Set down the data below from its first line to the line holding "plt.rcParams['font.family'] = 'DejaVu", inclusive; omit all pictures.

Data extract:
----------
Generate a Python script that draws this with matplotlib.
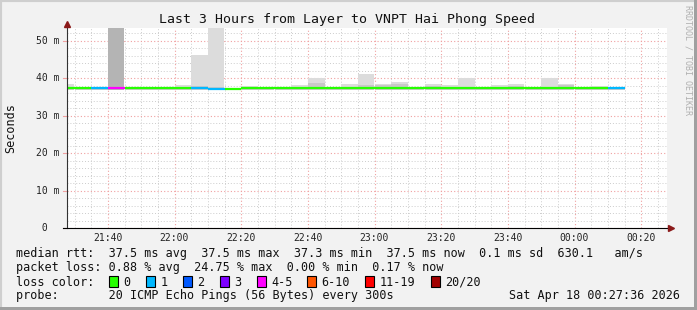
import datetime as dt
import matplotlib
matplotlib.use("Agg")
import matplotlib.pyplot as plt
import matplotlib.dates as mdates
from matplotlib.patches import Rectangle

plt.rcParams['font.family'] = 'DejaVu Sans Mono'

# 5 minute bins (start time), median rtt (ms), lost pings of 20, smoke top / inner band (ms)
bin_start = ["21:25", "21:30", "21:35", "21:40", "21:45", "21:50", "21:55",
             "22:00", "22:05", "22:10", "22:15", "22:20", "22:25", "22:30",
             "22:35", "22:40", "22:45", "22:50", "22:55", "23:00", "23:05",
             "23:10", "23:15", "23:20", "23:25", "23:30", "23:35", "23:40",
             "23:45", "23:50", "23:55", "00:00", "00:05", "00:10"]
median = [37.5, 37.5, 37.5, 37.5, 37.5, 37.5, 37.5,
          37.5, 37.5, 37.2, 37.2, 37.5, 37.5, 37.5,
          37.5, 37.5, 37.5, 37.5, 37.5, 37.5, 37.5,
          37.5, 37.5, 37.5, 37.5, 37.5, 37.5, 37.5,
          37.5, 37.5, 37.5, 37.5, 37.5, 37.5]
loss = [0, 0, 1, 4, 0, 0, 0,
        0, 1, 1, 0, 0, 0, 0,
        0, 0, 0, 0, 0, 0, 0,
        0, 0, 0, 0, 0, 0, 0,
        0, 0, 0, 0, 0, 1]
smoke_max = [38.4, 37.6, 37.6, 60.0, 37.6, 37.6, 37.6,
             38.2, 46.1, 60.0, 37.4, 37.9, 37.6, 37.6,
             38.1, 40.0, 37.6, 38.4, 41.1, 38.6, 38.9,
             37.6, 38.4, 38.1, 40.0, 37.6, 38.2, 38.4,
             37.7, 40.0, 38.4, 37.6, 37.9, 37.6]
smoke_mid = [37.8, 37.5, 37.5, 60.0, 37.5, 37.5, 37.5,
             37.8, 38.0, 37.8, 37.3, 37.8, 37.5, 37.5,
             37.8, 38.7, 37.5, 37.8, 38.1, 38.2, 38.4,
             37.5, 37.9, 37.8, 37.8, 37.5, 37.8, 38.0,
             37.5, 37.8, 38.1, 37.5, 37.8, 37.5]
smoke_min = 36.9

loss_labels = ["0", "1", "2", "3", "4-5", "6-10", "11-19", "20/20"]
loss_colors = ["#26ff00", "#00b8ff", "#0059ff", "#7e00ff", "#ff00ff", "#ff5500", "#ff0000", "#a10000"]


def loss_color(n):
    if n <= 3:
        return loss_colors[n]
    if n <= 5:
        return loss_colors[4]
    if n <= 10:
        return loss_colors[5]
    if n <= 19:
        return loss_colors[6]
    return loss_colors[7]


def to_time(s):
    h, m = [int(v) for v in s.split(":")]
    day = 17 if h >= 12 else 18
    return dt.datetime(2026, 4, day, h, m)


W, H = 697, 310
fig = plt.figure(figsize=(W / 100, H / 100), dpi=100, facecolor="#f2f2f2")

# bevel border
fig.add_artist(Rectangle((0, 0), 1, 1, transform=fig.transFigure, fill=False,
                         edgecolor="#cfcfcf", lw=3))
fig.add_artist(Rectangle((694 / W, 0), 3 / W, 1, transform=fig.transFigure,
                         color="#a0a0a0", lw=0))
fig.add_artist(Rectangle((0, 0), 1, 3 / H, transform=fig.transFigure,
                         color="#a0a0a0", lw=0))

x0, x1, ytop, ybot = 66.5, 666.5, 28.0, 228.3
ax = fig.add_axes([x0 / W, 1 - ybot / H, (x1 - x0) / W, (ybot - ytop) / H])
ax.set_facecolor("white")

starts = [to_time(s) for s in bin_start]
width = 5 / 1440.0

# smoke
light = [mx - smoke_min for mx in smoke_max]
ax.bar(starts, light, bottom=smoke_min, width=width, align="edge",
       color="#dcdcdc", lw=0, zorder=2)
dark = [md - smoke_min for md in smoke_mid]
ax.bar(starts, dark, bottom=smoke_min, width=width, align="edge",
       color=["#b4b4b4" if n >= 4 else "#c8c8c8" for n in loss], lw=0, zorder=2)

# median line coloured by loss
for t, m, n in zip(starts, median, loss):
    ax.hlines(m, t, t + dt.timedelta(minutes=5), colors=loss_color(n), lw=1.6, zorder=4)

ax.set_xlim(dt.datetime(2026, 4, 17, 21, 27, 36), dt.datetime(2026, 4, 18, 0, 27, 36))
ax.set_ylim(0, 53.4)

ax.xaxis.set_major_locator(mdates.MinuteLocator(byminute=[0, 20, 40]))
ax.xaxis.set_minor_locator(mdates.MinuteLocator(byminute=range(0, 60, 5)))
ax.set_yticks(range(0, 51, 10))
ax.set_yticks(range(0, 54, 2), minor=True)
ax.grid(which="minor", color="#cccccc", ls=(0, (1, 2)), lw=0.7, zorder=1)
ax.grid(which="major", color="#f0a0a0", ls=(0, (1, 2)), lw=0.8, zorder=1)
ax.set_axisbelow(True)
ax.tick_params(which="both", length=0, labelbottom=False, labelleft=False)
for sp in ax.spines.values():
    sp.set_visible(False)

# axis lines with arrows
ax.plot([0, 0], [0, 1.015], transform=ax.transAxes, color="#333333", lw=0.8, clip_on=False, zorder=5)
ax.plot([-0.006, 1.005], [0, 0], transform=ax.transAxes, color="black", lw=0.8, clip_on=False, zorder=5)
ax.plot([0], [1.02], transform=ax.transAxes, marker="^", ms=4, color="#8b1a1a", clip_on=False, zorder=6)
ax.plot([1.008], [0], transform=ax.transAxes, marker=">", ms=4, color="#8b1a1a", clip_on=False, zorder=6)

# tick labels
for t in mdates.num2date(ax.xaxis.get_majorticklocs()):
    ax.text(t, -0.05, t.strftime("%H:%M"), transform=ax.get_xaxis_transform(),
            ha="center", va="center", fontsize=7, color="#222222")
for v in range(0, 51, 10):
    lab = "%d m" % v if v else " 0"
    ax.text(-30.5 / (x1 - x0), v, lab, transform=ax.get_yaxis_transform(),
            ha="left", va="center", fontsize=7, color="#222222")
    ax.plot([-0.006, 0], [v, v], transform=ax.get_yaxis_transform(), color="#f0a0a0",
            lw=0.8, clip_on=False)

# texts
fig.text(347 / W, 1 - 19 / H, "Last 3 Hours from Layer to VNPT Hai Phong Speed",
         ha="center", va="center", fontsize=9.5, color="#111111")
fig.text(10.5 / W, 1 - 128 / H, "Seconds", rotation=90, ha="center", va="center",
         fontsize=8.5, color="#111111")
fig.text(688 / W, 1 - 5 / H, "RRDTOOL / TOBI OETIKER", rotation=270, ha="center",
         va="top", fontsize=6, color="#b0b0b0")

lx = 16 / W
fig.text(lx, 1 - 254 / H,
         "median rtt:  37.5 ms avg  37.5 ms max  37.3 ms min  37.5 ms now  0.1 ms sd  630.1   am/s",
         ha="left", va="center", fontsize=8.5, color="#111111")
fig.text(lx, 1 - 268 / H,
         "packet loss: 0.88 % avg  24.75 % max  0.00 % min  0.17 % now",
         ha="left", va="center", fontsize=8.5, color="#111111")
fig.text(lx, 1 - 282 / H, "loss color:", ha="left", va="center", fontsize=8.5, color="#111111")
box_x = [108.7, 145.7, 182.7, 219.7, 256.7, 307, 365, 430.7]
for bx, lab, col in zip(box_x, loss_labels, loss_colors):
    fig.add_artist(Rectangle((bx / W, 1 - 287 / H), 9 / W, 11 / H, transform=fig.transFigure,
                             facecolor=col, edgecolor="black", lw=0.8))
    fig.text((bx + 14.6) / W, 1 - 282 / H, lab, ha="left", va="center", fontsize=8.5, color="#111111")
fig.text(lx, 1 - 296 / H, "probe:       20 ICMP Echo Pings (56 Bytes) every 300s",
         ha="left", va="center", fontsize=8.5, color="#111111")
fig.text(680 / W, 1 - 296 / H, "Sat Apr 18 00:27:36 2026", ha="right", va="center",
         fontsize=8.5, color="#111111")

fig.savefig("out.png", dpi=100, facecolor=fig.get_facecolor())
----------
Answer to this exercise:
Generate a Python script that draws this with matplotlib.
import datetime as dt
import matplotlib
matplotlib.use("Agg")
import matplotlib.pyplot as plt
import matplotlib.dates as mdates
from matplotlib.patches import Rectangle

plt.rcParams['font.family'] = 'DejaVu Sans Mono'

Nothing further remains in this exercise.